Curle met Abdallah for the first, and only, time just a few weeks before his departure.

“I had one or two conversations with him,” explained the 58-year-old.

“He says the right terminology, but I don’t see him as somebody that’s inspiring.

“He has no leadership material. It might be because of the difficult times he was having when he came over, but all he was doing was moaning; moaning about what the fans were saying, moaning about this, moaning about that.

“I’m thinking ‘I really need to hear a plan. What’s our plan going forward?’

“All he asked me was if I wanted to change the changing rooms because they were unlucky. That was the extent of it. I haven’t based my career on ‘luck’.

“He didn’t ask about my plans or my longer term vision. But he owns the football club, it’s not down to me to produce a plan for him, he should be selling his vision to me - ‘this is what I want from my head coach’. Then I could have told him how close I think I could have got.

“I told him what we had and it was going to be a long and difficult season, but I felt we would stay up.

“But all he did was moan about relationships with local media and things like that, and you’re thinking ‘I’ve bigger fish to fry’.

“I don’t think they had the stomach for the fight.”

He’s not convinced they care about the club either.

“They don’t like the fact they’re not being successful, but I don’t think they’ve got a genuine passion for the football club, or Oldham.

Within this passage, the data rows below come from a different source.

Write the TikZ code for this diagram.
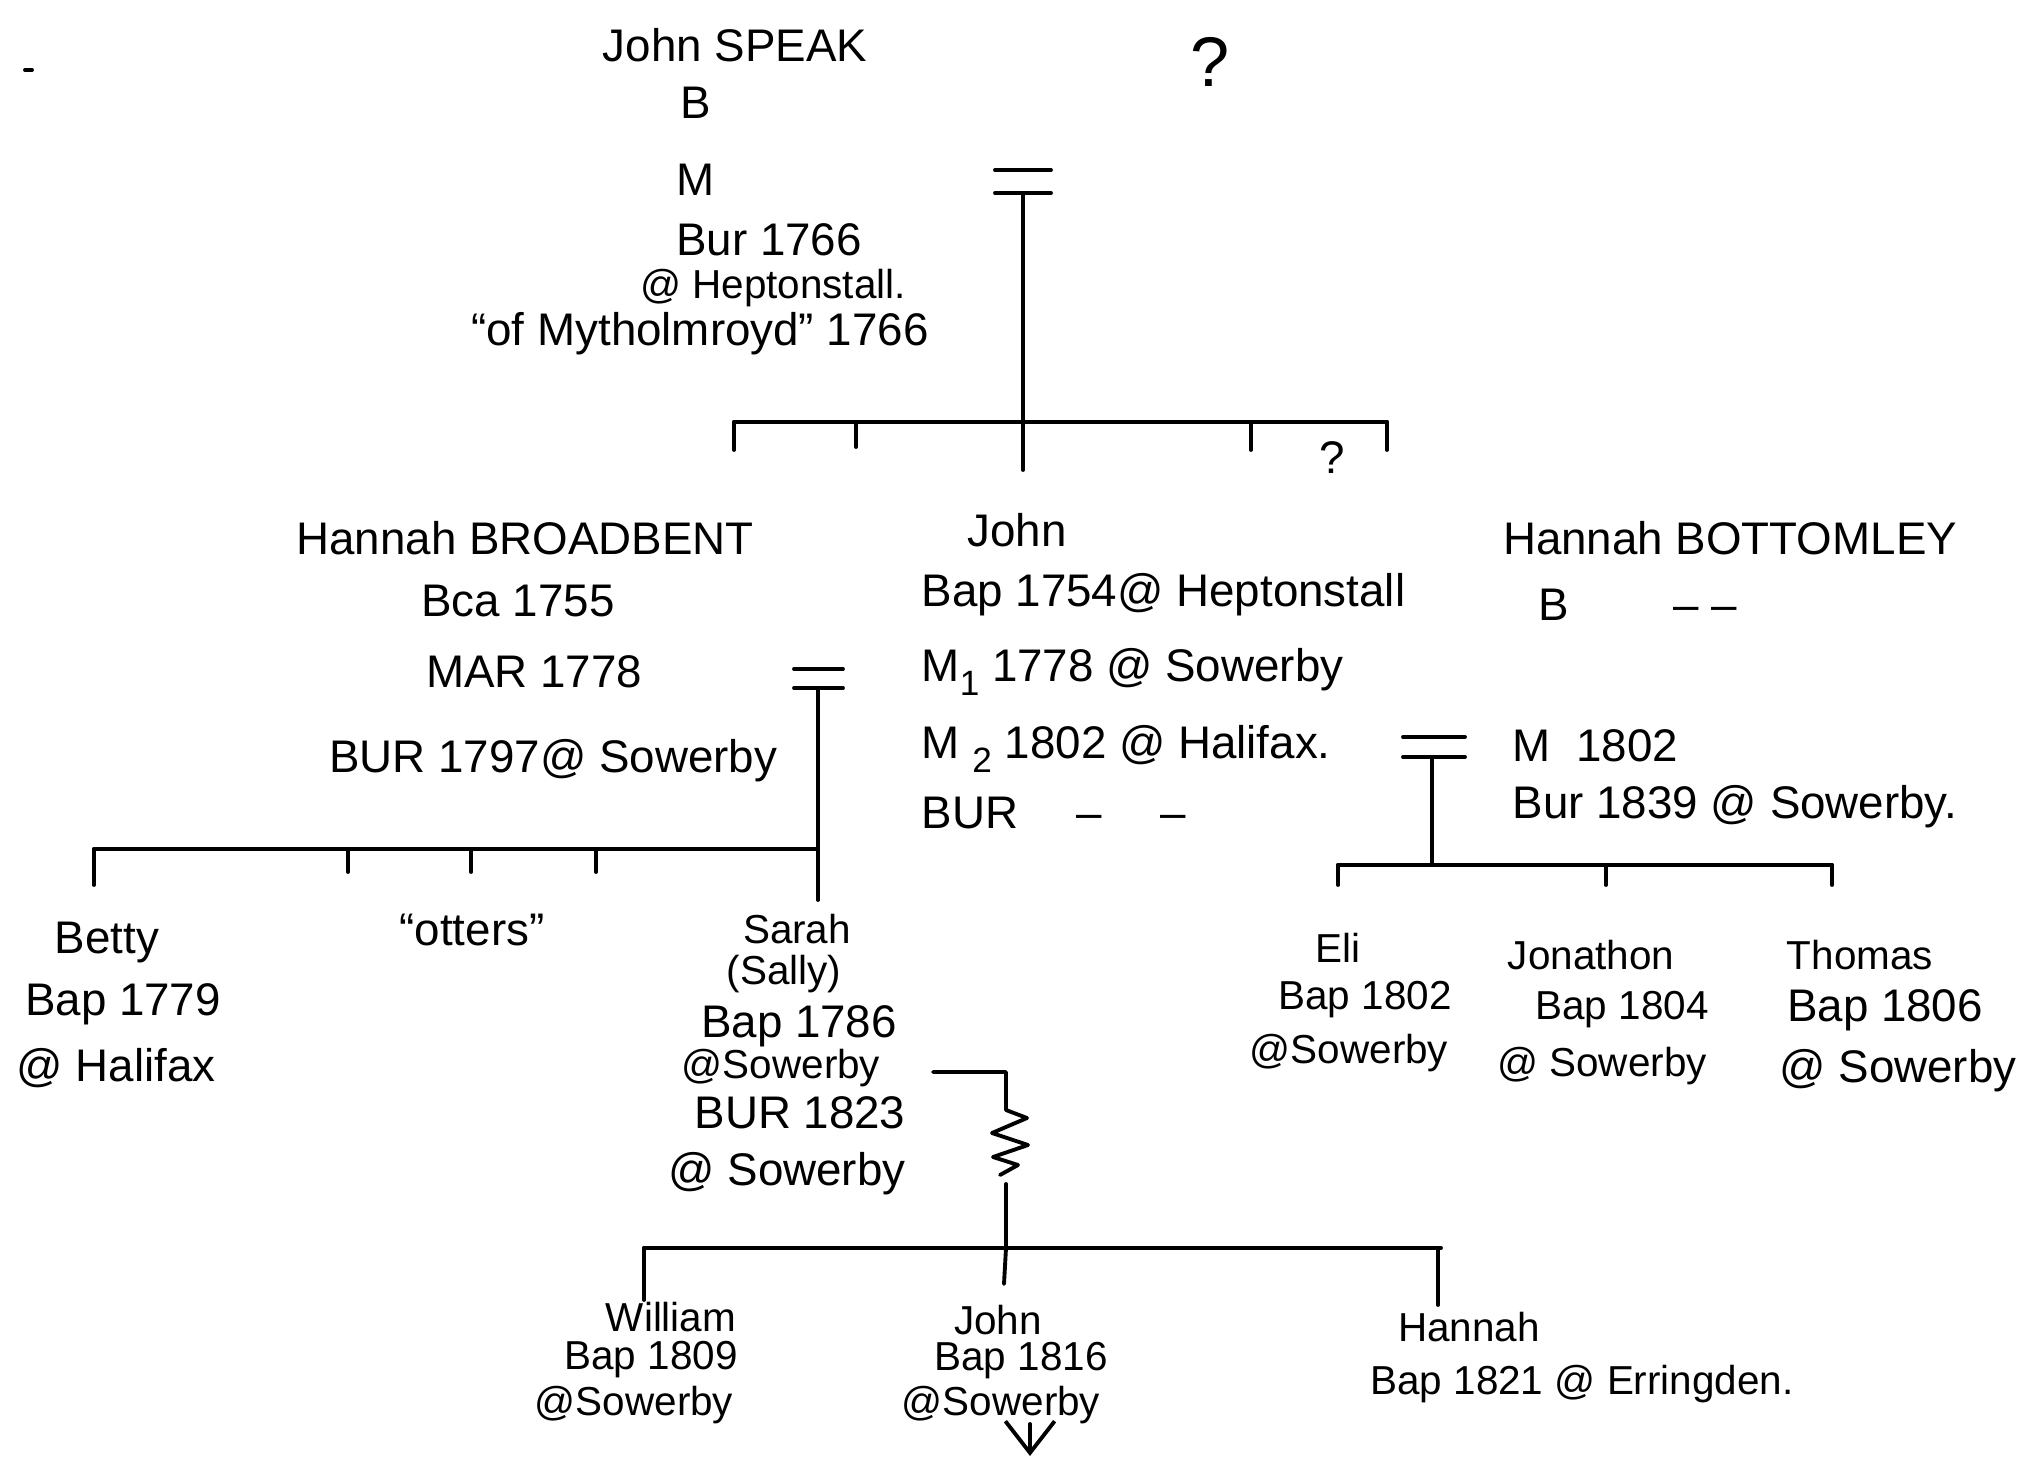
\documentclass[tikz,border=0pt]{standalone}
\usepackage{fontspec}
\setmainfont{Liberation Sans}
\usetikzlibrary{arrows.meta}
\begin{document}
\begin{tikzpicture}[x=0.01cm,y=-0.01cm,
  txt/.style={inner sep=0pt,font=\fontsize{13}{15}\selectfont},
  sm/.style={inner sep=0pt,font=\fontsize{11.5}{13}\selectfont},
  big/.style={inner sep=0pt,font=\fontsize{20}{22}\selectfont},
  ln/.style={line width=1.1pt,line cap=round}]
\useasboundingbox (0,0) rectangle (2018,1458);
% ---- generation 1
\node[txt] (js) at (735,45) {John SPEAK};
\node[txt] (jsb) at (696,103) {B};
\node[txt] (jsm) at (696,180) {M};
\node[txt] (jsbur) at (769,240) {Bur 1766};
\node[sm] (jshep) at (773,288) {@ Heptonstall.};
\node[txt] (jsof) at (700,334) {“of Mytholmroyd” 1766};
\node[big] (q1) at (1210,62) {?};
\node[txt] (q2) at (1332,458) {?};
% marriage 1
\coordinate (m1a) at (995,170); \coordinate (m1b) at (1051,170);
\coordinate (m1c) at (995,193); \coordinate (m1d) at (1051,193);
\coordinate (m1top) at (1023,193); \coordinate (m1bot) at (1023,470);
\draw[ln] (m1a) -- (m1b); \draw[ln] (m1c) -- (m1d);
\draw[ln] (m1top) -- (m1bot);
\coordinate (s1l) at (734,422); \coordinate (s1r) at (1387,422);
\draw[ln] (s1l) -- (s1r);
\coordinate (t1a) at (734,450); \coordinate (t1b) at (856,422); \coordinate (t1bb) at (856,447);
\coordinate (t1c) at (1251,422); \coordinate (t1cc) at (1251,450); \coordinate (t1d) at (1387,450);
\draw[ln] (s1l) -- (t1a); \draw[ln] (t1b) -- (t1bb); \draw[ln] (t1c) -- (t1cc); \draw[ln] (s1r) -- (t1d);
% ---- generation 2
\node[txt] (hbr) at (525,538) {Hannah BROADBENT};
\node[txt] (hbr1) at (518,601) {Bca 1755};
\node[txt] (hbr2) at (534,672) {MAR 1778};
\node[txt,anchor=east] (hbr3) at (778,761) {BUR 1797@ Sowerby};
\node[txt] (jo) at (1017,530) {John};
\node[txt,anchor=west] (jo1) at (921,595) {Bap 1754@ Heptonstall};
\node[txt,anchor=west] (jo2) at (921,672) {M\raisebox{-0.6ex}{\fontsize{10}{12}\selectfont 1} 1778 @ Sowerby};
\node[txt,anchor=west] (jo3) at (921,749) {M \raisebox{-0.6ex}{\fontsize{10}{12}\selectfont 2} 1802 @ Halifax.};
\node[txt,anchor=west] (jo4) at (921,813) {BUR \quad – \quad –};
\node[txt] (hbo) at (1730,538) {Hannah BOTTOMLEY};
\node[txt,anchor=west] (hbo1) at (1538,605) {B \qquad – –};
\node[txt,anchor=west] (hbo2) at (1512,746) {M \ 1802};
\node[txt,anchor=west] (hbo3) at (1512,807) {Bur 1839 @ Sowerby.};
% marriage left
\coordinate (m2a) at (794,669); \coordinate (m2b) at (843,669);
\coordinate (m2c) at (794,688); \coordinate (m2d) at (843,688);
\coordinate (m2top) at (818,688); \coordinate (m2bot) at (818,900);
\draw[ln] (m2a) -- (m2b); \draw[ln] (m2c) -- (m2d);
\draw[ln] (m2top) -- (m2bot);
\coordinate (s2l) at (94,849); \coordinate (s2r) at (818,849);
\draw[ln] (s2l) -- (s2r);
\coordinate (t2a) at (94,885);
\coordinate (t2b) at (348,849); \coordinate (t2bb) at (348,872);
\coordinate (t2c) at (471,849); \coordinate (t2cc) at (471,872);
\coordinate (t2d) at (596,849); \coordinate (t2dd) at (596,872);
\draw[ln] (s2l) -- (t2a); \draw[ln] (t2b) -- (t2bb); \draw[ln] (t2c) -- (t2cc); \draw[ln] (t2d) -- (t2dd);
% marriage right
\coordinate (m3a) at (1403,737); \coordinate (m3b) at (1465,737);
\coordinate (m3c) at (1403,757); \coordinate (m3d) at (1465,757);
\coordinate (m3top) at (1432,757); \coordinate (m3bot) at (1432,865);
\draw[ln] (m3a) -- (m3b); \draw[ln] (m3c) -- (m3d);
\draw[ln] (m3top) -- (m3bot);
\coordinate (s3l) at (1338,865); \coordinate (s3r) at (1832,865);
\draw[ln] (s3l) -- (s3r);
\coordinate (t3a) at (1338,885); \coordinate (t3b) at (1606,865); \coordinate (t3bb) at (1606,885);
\coordinate (t3c) at (1832,885);
\draw[ln] (s3l) -- (t3a); \draw[ln] (t3b) -- (t3bb); \draw[ln] (s3r) -- (t3c);
% ---- generation 3
\node[txt] (be) at (107,943) {Betty};
\node[txt] (be1) at (123,1004) {Bap 1779};
\node[txt] (be2) at (116,1068) {@ Halifax};
\node[txt] (ot) at (472,930) {“otters”};
\node[sm] (sa) at (797,929) {Sarah};
\node[sm] (sa1) at (784,974) {(Sally)};
\node[txt] (sa2) at (799,1026) {Bap 1786};
\node[sm] (sa3) at (781,1068) {@Sowerby};
\node[txt] (sa4) at (800,1113) {BUR 1823};
\node[txt] (sa5) at (787,1174) {@ Sowerby};
\node[sm] (el) at (1338,948) {Eli};
\node[sm] (el1) at (1365,1000) {Bap 1802};
\node[sm] (el2) at (1349,1053) {@Sowerby};
\node[sm] (jn) at (1591,955) {Jonathon};
\node[sm] (jn1) at (1622,1010) {Bap 1804};
\node[sm] (jn2) at (1602,1066) {@ Sowerby};
\node[sm] (th) at (1860,955) {Thomas};
\node[txt] (th1) at (1885,1010) {Bap 1806};
\node[txt] (th2) at (1898,1071) {@ Sowerby};
% Sarah's union (zigzag)
\coordinate (z0) at (933,1072); \coordinate (z1) at (1006,1072);
\coordinate (z2) at (1006,1110);
\coordinate (z3) at (1027,1118); \coordinate (z4) at (992,1133);
\coordinate (z5) at (1028,1145); \coordinate (z6) at (993,1157);
\coordinate (z7) at (1018,1165); \coordinate (z8) at (1000,1175);
\coordinate (z9) at (1006,1184); \coordinate (z10) at (1006,1248);
\draw[ln,line join=round] (z0) -- (z1) -- (z2) -- (z3) -- (z4) -- (z5) -- (z6) -- (z7) -- (z8);
\draw[ln] (z9) -- (z10);
\coordinate (s4l) at (644,1248); \coordinate (s4r) at (1441,1248);
\draw[ln] (s4l) -- (s4r);
\coordinate (t4a) at (644,1300); \coordinate (t4b) at (1004,1284);
\coordinate (t4c) at (1438,1248); \coordinate (t4cc) at (1438,1305);
\draw[ln] (s4l) -- (t4a); \draw[ln] (z10) -- (t4b); \draw[ln] (t4c) -- (t4cc);
% ---- generation 4
\node[sm] (wi) at (671,1317) {William};
\node[sm] (wi1) at (651,1360) {Bap 1809};
\node[sm] (wi2) at (634,1405) {@Sowerby};
\node[sm] (jj) at (998,1320) {John};
\node[sm] (jj1) at (1021,1361) {Bap 1816};
\node[sm] (jj2) at (1001,1405) {@Sowerby};
\node[sm] (ha) at (1469,1327) {Hannah};
\node[sm] (ha1) at (1582,1384) {Bap 1821 @ Erringden.};
\coordinate (ar1) at (1030,1424); \coordinate (ar2) at (1030,1456);
\draw[ln,-{Straight Barb[length=9pt,width=14pt]}] (ar1) -- (ar2);
% small stray mark
\coordinate (sm1) at (25,70); \coordinate (sm2) at (32,70);
\draw[ln] (sm1) -- (sm2);
\end{tikzpicture}
\end{document}
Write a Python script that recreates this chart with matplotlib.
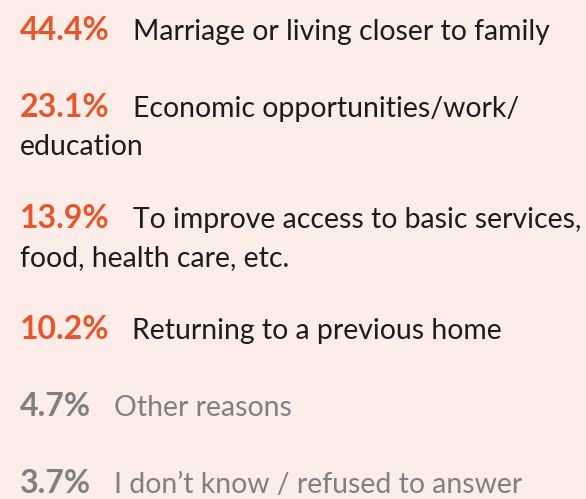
import matplotlib
matplotlib.use("Agg")
import matplotlib.pyplot as plt

# shares of reasons for moving
pcts = ["44.4%", "23.1%", "13.9%", "10.2%", "4.7%", "3.7%"]
first_lines = ["Marriage or living closer to family",
               "Economic opportunities/work/",
               "To improve access to basic services,",
               "Returning to a previous home",
               "Other reasons",
               "I don\u2019t know / refused to answer"]
second_lines = ["", "education", "food, health care, etc.", "", "", ""]
highlight = [True, True, True, True, False, False]

bg = "#fcede9"
orange = "#e8552a"
grey = "#808080"
dark = "#1c1c1c"

plt.rcParams["font.family"] = ["Lato", "DejaVu Sans"]

fig = plt.figure(figsize=(5.86, 4.99), dpi=100, facecolor=bg)
ax = fig.add_axes([0, 0, 1, 1])
ax.set_facecolor(bg)
ax.set_xlim(0, 586)
ax.set_ylim(499, 0)
ax.axis("off")

fs = 20.4
x0 = 20
y = 40
renderer = fig.canvas.get_renderer()
for p, l1, l2, hi in zip(pcts, first_lines, second_lines, highlight):
    pc = orange if hi else grey
    tc = dark if hi else grey
    t = ax.text(x0, y, p, fontsize=23, fontweight="bold", color=pc,
                va="baseline")
    bb = t.get_window_extent(renderer)
    xr = ax.transData.inverted().transform((bb.x1, 0))[0]
    ax.text(xr + 23, y, l1, fontsize=fs, color=tc, va="baseline")
    if l2:
        y += 38
        ax.text(x0, y, l2, fontsize=fs, color=tc, va="baseline")
        y += 73
    else:
        y += 77

fig.savefig("out.png", dpi=100, facecolor=bg)
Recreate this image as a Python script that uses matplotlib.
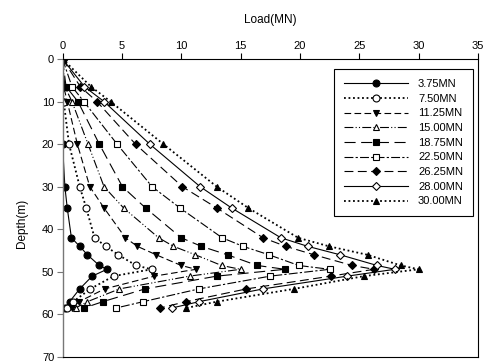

I don’t even think they enjoy Oldham as a town,” said Curle.

“And I just don’t think they like the Oldham fans because of how they’ve been treated by the Oldham fans, but that’s because they’ve not taken responsibility or accountability. They haven’t engaged with them whatsoever.”

Although Curle does not condone throwing objects onto the pitch or invasions, he commiserates with their situation.

“I can sympathise massively with the fans. They see their club dropping like a stone and get no interaction from the owners," he said.

“I don’t think they should be involved in Oldham Athletic Football Club. That’s not based on results, that’s based on my relationship with them.

“If you’re a manager of a football club and you’re not given a plan or a structure to work from, how are you going to be successful?

“Every time you try to speak to someone at the football club, they’re going. Some good people, who potentially could have had a lot to offer the football club, but it’s just accepted that people go, and they are replaced with a cheaper option.

“I think very quickly professional people realise that environment is not conducive to success, so they move on.

“You have to encourage them to move on to better themselves.

“There’s no investment, no plan and nothing to buy into.”

Yet, despite it all, Curle does not regret taking the job on in the first instance, or prolonging his stay. Quite the opposite in fact.

“Even up until I left I enjoyed working there, I enjoyed the football club. Probably a lot of it was to do with what Oldham was like when I played against them. I always thought it was a difficult place to go to, there was a hunger about the place when you first walked in,” he explained.

“Being part of a team that reignites that, that was the exciting part.

“And then you have a look at what’s in the building, you know there’s a lot of work to do. Do I regret re-signing? I regret leaving more than anything, because I do believe I could have changed it.

“I knew I needed two transfer windows. That’s not two transfer windows to get the club into the top seven, it had to be a process and a slow process to stay up, mid-table, top of the bottom half of the table, and then by that time three or four years down the line previous regimes’ recruitment would have been long gone and we would have gone back to basics and gone back to the understanding of a League Two football club. Whereas trying to get back, it’s not easier, it’s harder because you haven’t got the attraction of League status. And some of the teams competing now in the National League are more suited to the National League than what Oldham are, and not just purely financially.

“But if they think they can go down a division and it will be less expensive... the biggest fear is they could be gone for a long time.”